On appeal the EAT held: (a) that the ET’s finding that under the claimant’s existing contractual terms the employer was entitled to introduce the changes was open to it; but (b) that that finding was irrelevant to the issue under regulation 4(9); and the finding that the changes were not substantial and to the claimant’s material detriment were perverse on a proper application of regulation 4(9), (which can apply even where there is no breach of the employee’s contract of employment - see Tapere v South London and Maudsley NHS Trust [2009] IRLR 972). The Appeal was therefore allowed and the issue of unfair dismissal (on (the reg 4(9) point) remitted to the ET.
HHHJ Shanks usefully summarised some points of interpretation from the case law:
“Regulation 4(9) was considered by the Employment Appeal Tribunal in the case of Tapere v South London and Maudsley NHS Trust [2009] IRLR 972; the following propositions from that case are not contentious:
(1) The regulation can apply even where there is no breach of the employee’s contract of employment;
(2) Whether there is a change in working conditions and whether it is substantial are questions of fact;
(3) The nature as well as the degree of any change needs to be considered in deciding whether it is substantial; and the nature (or “character”) of the change is likely to be the most important aspect in determining this;
(4) The question whether a change in working conditions is to the “material detriment” of an employee involves two questions: (a) whether the employee subjectively regarded the change as detrimental and, if so, (b) whether that was a reasonable position for the employee to adopt”

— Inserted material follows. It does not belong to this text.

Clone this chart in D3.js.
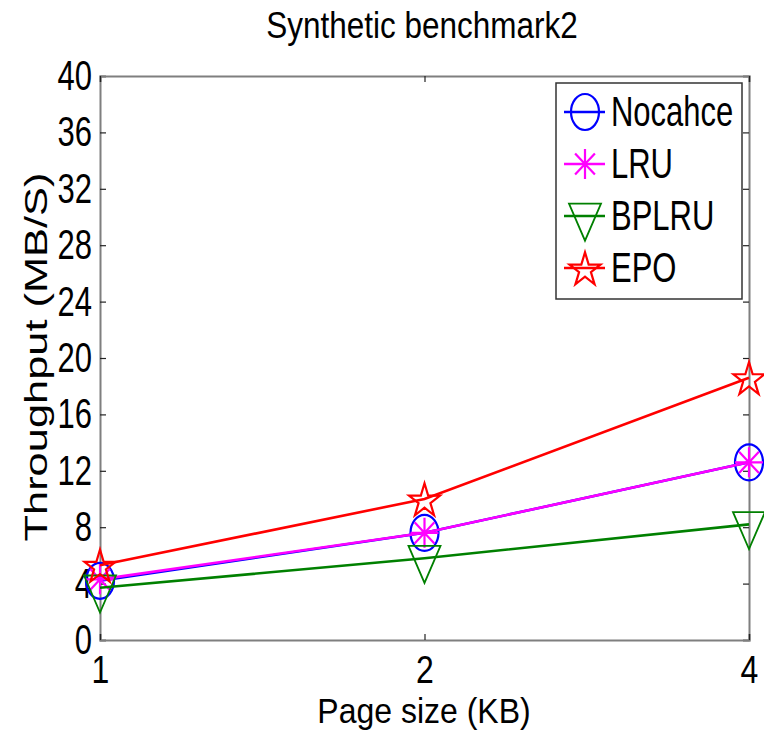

The approach to applying ISS Facility Services NV in the UK via EU Retained Law
In Mitie Property Services UK limited v Bennett UKEATS/0023/19/SS the EAT shows deference to the controversial CJEU decision in ISS v Sonia Govaerts, Case C-344/18, (which suggests that on a transfer with multiple transferees and employees who work across all parts transferred, they may transfer to all new (multiple) transferees, depending on the proportion of time worked with the he old employer). The facts of the case are complex, and we concentrate hereon the ISS point.
A local authority ("N”) re-tendered the work for replacement of kitchens within its social housing stock. All work under the previous contract had been carried out by a single contractor (“A”). A group of A’s employees had worked exclusively on the contract between N and A. When the work was re-tendered, it was split by N on geographical lines into two separate contracts awarded to two new contractors. Between the date of the ET Judgment and the appeal, the CJEU issued its decision in ISS. The UK EAT concluded that the ET Tribunal had correctly regarded itself as being bound at the time of its Judgment by UK case law (which would not have sent employees off to multiple employers as per ISS). The case was remitted to consider the application of the decision in ISS was based on the ARD and in principle applies to Reg 3(1)(b) transfers. Does it inevitably apply to a Reg 3(1)b) SPC transfer, a creature of UK law only? Consistency however would suggest that both Reg 3 (1(a) and Reg 3 (1)b) are construed in the same way.
Thus: “In summary, therefore, I have concluded that Govaerts can and should apply when considering the effect, under Regulation 4 of TUPE, of a relevant transfer that is a service provision change in terms of Regulation 3(1)(b). There is no reason in principle why an employee may not, following such a transfer, hold two or more contracts of employment with different employers at the same time, provided that the work attributable to each contract is clearly separate from the work on the other(s) and is identifiable as such. The division, on geographical lines, of work previously carried out under a single contract into two new contracts is, in principle, a situation where there could properly be found to be different employers on different jobs” (per Lord Fairley).